> _Given instruction_
Look at the data below and print exactly the lines from its first line through the line with "-81.2, -81, -160]"; the pictures stay out of the copy.

> _Record list_
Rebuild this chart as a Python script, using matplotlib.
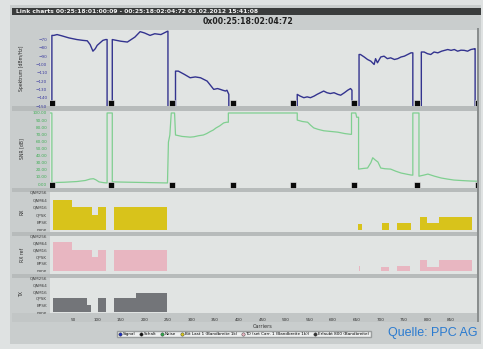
import matplotlib
matplotlib.use("Agg")
import matplotlib.pyplot as plt
from matplotlib.patches import Rectangle
from matplotlib.lines import Line2D

# ---------------- data ----------------
# transmit spectrum per carrier (dBm/Hz); -160 marks carriers without signal
spec_carrier = [4, 4, 8, 15, 25, 40, 57, 70, 79, 85, 91, 96, 100, 106, 112, 118, 121, 121,
                132, 132, 150, 164, 180, 191, 200, 212, 222, 235, 249, 250, 250,
                266, 266, 272, 285, 297, 308, 319, 333, 347, 355, 361, 366, 372, 375, 379, 379,
                524, 524, 530, 538, 545, 552, 560, 566, 573, 580, 587, 594, 602, 610, 616, 624, 631, 637, 640, 640,
                655, 655, 658, 666, 673, 680, 687, 690, 694, 701, 708, 715, 722, 730, 737, 744, 751, 758, 765, 769, 769,
                787, 787, 793, 800, 807, 814, 822, 830, 843, 850, 857, 864, 871, 878, 885, 892, 899, 901, 901]
spec_dbm = [-160, -65, -65, -64, -65.5, -68, -70, -71, -71.5, -76, -84, -81, -77, -74, -71, -70, -70, -160,
            -160, -70, -72, -73, -67, -60.5, -62, -65, -63, -64, -60, -60, -160,
            -160, -108, -108, -112, -116, -115, -116, -120, -130, -129, -130, -131, -132, -131, -136, -160,
            -160, -136, -138, -140, -139, -140, -138, -136, -134, -132, -134, -135, -134, -136, -137, -134, -131, -129, -131, -160,
            -160, -88, -88, -91, -94, -96, -100, -93, -98, -91, -90, -93, -92, -94, -93, -91, -90, -88, -86, -86, -160,
            -160, -85, -85, -87, -88, -85, -86, -84, -82, -83, -82, -84, -82.8, -83, -84, -82, -81.2, -81, -160]

# signal-to-noise ratio per carrier (dB); 100 marks unused carriers
snr_carrier = [0, 4, 4, 30, 57, 75, 85, 92, 97, 104, 113, 121, 121, 132, 132, 170, 210, 249, 251, 254, 257, 264, 266,
               280, 297, 305, 315, 325, 332, 340, 346, 352, 360, 368, 374, 378, 378, 524, 524, 535, 546, 552, 559,
               568, 580, 595, 610, 625, 637, 639, 639, 648, 650, 654, 654,
               665, 673, 680, 684, 689, 695, 701, 710, 722, 733, 744, 755, 765, 769, 769, 782, 782,
               792, 801, 815, 829, 842, 856, 875, 892, 905]
snr_db = [100, 100, 2, 2.5, 3.5, 5, 7, 7.5, 6, 3, 2, 1.5, 100, 100, 3, 2.5, 2, 1.5, 59, 69, 100, 100, 69,
          67, 66, 66.5, 68, 69, 71, 74, 76, 79, 82, 86, 87, 87, 100, 100, 90, 88, 87, 83, 79,
          77, 75, 74, 73, 71, 70, 70, 100, 100, 94, 94, 21,
          22, 22.5, 30, 37, 34, 31, 22.5, 21.5, 21, 18, 15.5, 14, 12.7, 12.5, 100, 100, 11,
          12.5, 14, 11, 8.5, 7, 5.6, 4.8, 4.2, 4]

# band-edge markers (carrier index)
band_marks = [4, 130, 258, 387, 516, 645, 778, 907]

# bit loading blocks: start carrier, end carrier, modulation level
rx_start = [6, 47, 89, 102, 136, 653, 704, 735, 784, 799, 824]
rx_end = [47, 89, 102, 119, 249, 661, 718, 765, 799, 824, 894]
rx_level = [4, 3, 2, 3, 3, 0.8, 0.85, 0.85, 1.65, 0.85, 1.65]

rxref_start = [6, 47, 89, 102, 136, 655, 701, 735, 784, 799, 824]
rxref_end = [47, 89, 102, 119, 249, 657, 718, 764, 799, 824, 894]
rxref_level = [4.1, 3, 2, 3, 3, 0.6, 0.5, 0.6, 1.6, 0.5, 1.6]

tx_start = [6, 79, 102, 136, 183]
tx_end = [79, 87, 119, 183, 247]
tx_level = [2, 1, 2, 2, 2.8]

mod_labels = ["none", "BPSK", "QPSK", "QAM16", "QAM64", "QAM256"]
spec_ticks = [-70, -80, -90, -100, -110, -120, -130, -140, -150]
snr_ticks = [0, 10, 20, 30, 40, 50, 60, 70, 80, 90, 100]
carrier_ticks = [50, 100, 150, 200, 250, 300, 350, 400, 450, 500, 550, 600, 650, 700, 750, 800, 850]

legend_labels = ["Signal", "Schalt", "Noise", "Bit Last 1 (Bandbreite 1k)",
                 "TO (set Carr. 1 (Bandbreite 1k))", "Erlaubt 800 (Bandbreite)"]
legend_colors = ["#1c2fbf", "#111111", "#2fa84a", "#d6c51c", "#e6b4bf", "#333333"]

# ---------------- layout helpers ----------------
W, H = 483, 349
fig = plt.figure(figsize=(W / 100, H / 100), dpi=100)
fig.patch.set_facecolor("#dfe2e2")


def fbox(x0, y0, x1, y1):
    return [x0 / W, 1 - y1 / H, (x1 - x0) / W, (y1 - y0) / H]


def rect(x0, y0, x1, y1, color, z=-5):
    fig.add_artist(Rectangle((x0 / W, 1 - y1 / H), (x1 - x0) / W, (y1 - y0) / H,
                             transform=fig.transFigure, facecolor=color,
                             edgecolor="none", zorder=z))


SCREEN = "#c9cdcd"
PANEL = "#e1e4e3"
SEP = "#b7bbbb"

rect(10, 5, 481, 344, SCREEN)
rect(12, 8, 481, 15, "#3a3c3c", z=-4)
for (a, b) in [(106, 111), (188, 192), (232, 236), (274, 278)]:
    rect(12, a, 478, b, SEP, z=-4)
rect(12, 313, 478, 322, "#c2c6c6", z=-4)
rect(477, 28, 478.5, 322, "#8a8e8e", z=3)

fig.text(16 / W, 1 - 11.5 / H,
         "Link charts 00:25:18:01:00:09 - 00:25:18:02:04:72 03.02.2012 15:41:08",
         color="#f2f2f2", fontsize=4.3, fontweight="bold", va="center", ha="left")
fig.text(248 / W, 1 - 22 / H, "0x00:25:18:02:04:72", color="#202020",
         fontsize=5.6, fontweight="bold", va="center", ha="center")

XMAX = 905


def style(ax, color):
    ax.set_facecolor(PANEL)
    ax.set_xlim(0, XMAX)
    for s in ax.spines.values():
        s.set_visible(False)
    ax.tick_params(length=0, labelsize=3.0, labelcolor=color, pad=2)
    ax.set_xticks([])


# spectrum panel
ax1 = fig.add_axes(fbox(50, 30, 477, 106))
style(ax1, "#3a3aa0")
ax1.set_ylim(-150, -58.5)
ax1.set_yticks(spec_ticks)
for t in ax1.get_yticklabels():
    t.set_clip_on(False)
ax1.plot(spec_carrier, spec_dbm, color="#33338f", lw=1.0)
ax1.plot(band_marks, [0.045] * len(band_marks), ls="none", marker="s", ms=5,
         mfc="#0a0a0a", mec="#f4f4f4", mew=0.4, transform=ax1.get_xaxis_transform(), clip_on=True)

# SNR panel
ax2 = fig.add_axes(fbox(50, 111, 477, 188))
style(ax2, "#3fae55")
ax2.set_ylim(-5.6, 102.8)
ax2.set_yticks(snr_ticks)
ax2.set_yticklabels([f"{v:.2f}" for v in snr_ticks])
ax2.plot(snr_carrier, snr_db, color="#7fcf90", lw=0.9)
ax2.plot(band_marks, [0.045] * len(band_marks), ls="none", marker="s", ms=5,
         mfc="#0a0a0a", mec="#f4f4f4", mew=0.4, transform=ax2.get_xaxis_transform(), clip_on=True)

# bit loading panels
bit_panels = [
    (fbox(50, 192, 477, 232), (-0.32, 4.87), rx_start, rx_end, rx_level, "#d8c31b"),
    (fbox(50, 236, 477, 274), (-0.49, 4.86), rxref_start, rxref_end, rxref_level, "#e8b6c1"),
    (fbox(50, 278, 477, 313), (-0.14, 4.69), tx_start, tx_end, tx_level, "#737579"),
]
bit_axes = []
for box, ylim, st, en, lv, col in bit_panels:
    ax = fig.add_axes(box)
    style(ax, "#404040")
    ax.set_ylim(*ylim)
    ax.set_yticks(range(len(mod_labels)))
    ax.set_yticklabels(mod_labels)
    for t in ax.get_yticklabels():
        t.set_clip_on(False)
    widths = [e - s for s, e in zip(st, en)]
    ax.bar(st, lv, width=widths, align="edge", color=col, linewidth=0)
    bit_axes.append(ax)

ax5 = bit_axes[-1]
ax5.set_xticks(carrier_ticks)
ax5.set_xticklabels([str(c) for c in carrier_ticks])
ax5.tick_params(axis="x", labelsize=3.0, labelcolor="#303030", pad=3.5)

# axis titles in the left column
for y, txt in [(68, "Spektrum [dBm/Hz]"), (149, "SNR [dB]"), (212, "RX"),
               (255, "RX ref"), (294, "TX")]:
    fig.text(22 / W, 1 - y / H, txt, rotation=90, fontsize=3.3, color="#303030",
             ha="center", va="center")
fig.text(263 / W, 1 - 326 / H, "Carriers", fontsize=3.6, color="#303030",
         ha="center", va="center")

handles = [Line2D([], [], ls="none", marker="o", ms=2.4, mfc=c, mec="#333333", mew=0.3)
           for c in legend_colors]
fig.legend(handles, legend_labels, loc="center", bbox_to_anchor=(244 / W, 1 - 334 / H),
           ncol=6, fontsize=3.0, frameon=True, facecolor="#eef0f0", edgecolor="#9a9e9e",
           handlelength=0.7, handletextpad=0.3, columnspacing=1.0, borderpad=0.35,
           fancybox=True, framealpha=1)

fig.text(478 / W, 1 - 333 / H, "Quelle: PPC AG", color="#2b7bd0", fontsize=9,
         family="Liberation Sans", ha="right", va="center")

fig.savefig("out.png", dpi=100, facecolor=fig.get_facecolor())
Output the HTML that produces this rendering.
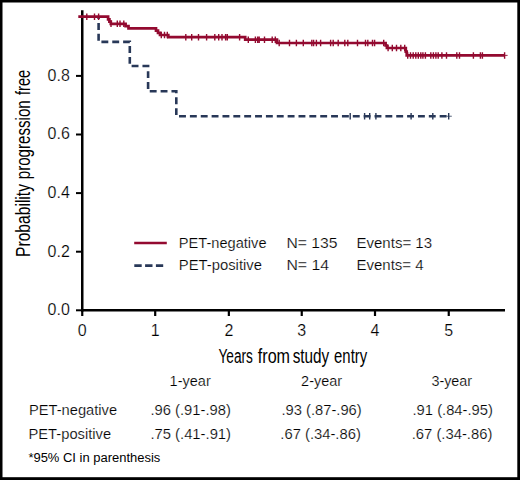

> _Solution below_
Rebuild this chart as a Python script, using matplotlib.
import matplotlib
matplotlib.use("Agg")
import matplotlib.pyplot as plt
from matplotlib.patches import Rectangle
from matplotlib.lines import Line2D

# ---------------- data ----------------
# transmit spectrum per carrier (dBm/Hz); -160 marks carriers without signal
spec_carrier = [4, 4, 8, 15, 25, 40, 57, 70, 79, 85, 91, 96, 100, 106, 112, 118, 121, 121,
                132, 132, 150, 164, 180, 191, 200, 212, 222, 235, 249, 250, 250,
                266, 266, 272, 285, 297, 308, 319, 333, 347, 355, 361, 366, 372, 375, 379, 379,
                524, 524, 530, 538, 545, 552, 560, 566, 573, 580, 587, 594, 602, 610, 616, 624, 631, 637, 640, 640,
                655, 655, 658, 666, 673, 680, 687, 690, 694, 701, 708, 715, 722, 730, 737, 744, 751, 758, 765, 769, 769,
                787, 787, 793, 800, 807, 814, 822, 830, 843, 850, 857, 864, 871, 878, 885, 892, 899, 901, 901]
spec_dbm = [-160, -65, -65, -64, -65.5, -68, -70, -71, -71.5, -76, -84, -81, -77, -74, -71, -70, -70, -160,
            -160, -70, -72, -73, -67, -60.5, -62, -65, -63, -64, -60, -60, -160,
            -160, -108, -108, -112, -116, -115, -116, -120, -130, -129, -130, -131, -132, -131, -136, -160,
            -160, -136, -138, -140, -139, -140, -138, -136, -134, -132, -134, -135, -134, -136, -137, -134, -131, -129, -131, -160,
            -160, -88, -88, -91, -94, -96, -100, -93, -98, -91, -90, -93, -92, -94, -93, -91, -90, -88, -86, -86, -160,
            -160, -85, -85, -87, -88, -85, -86, -84, -82, -83, -82, -84, -82.8, -83, -84, -82, -81.2, -81, -160]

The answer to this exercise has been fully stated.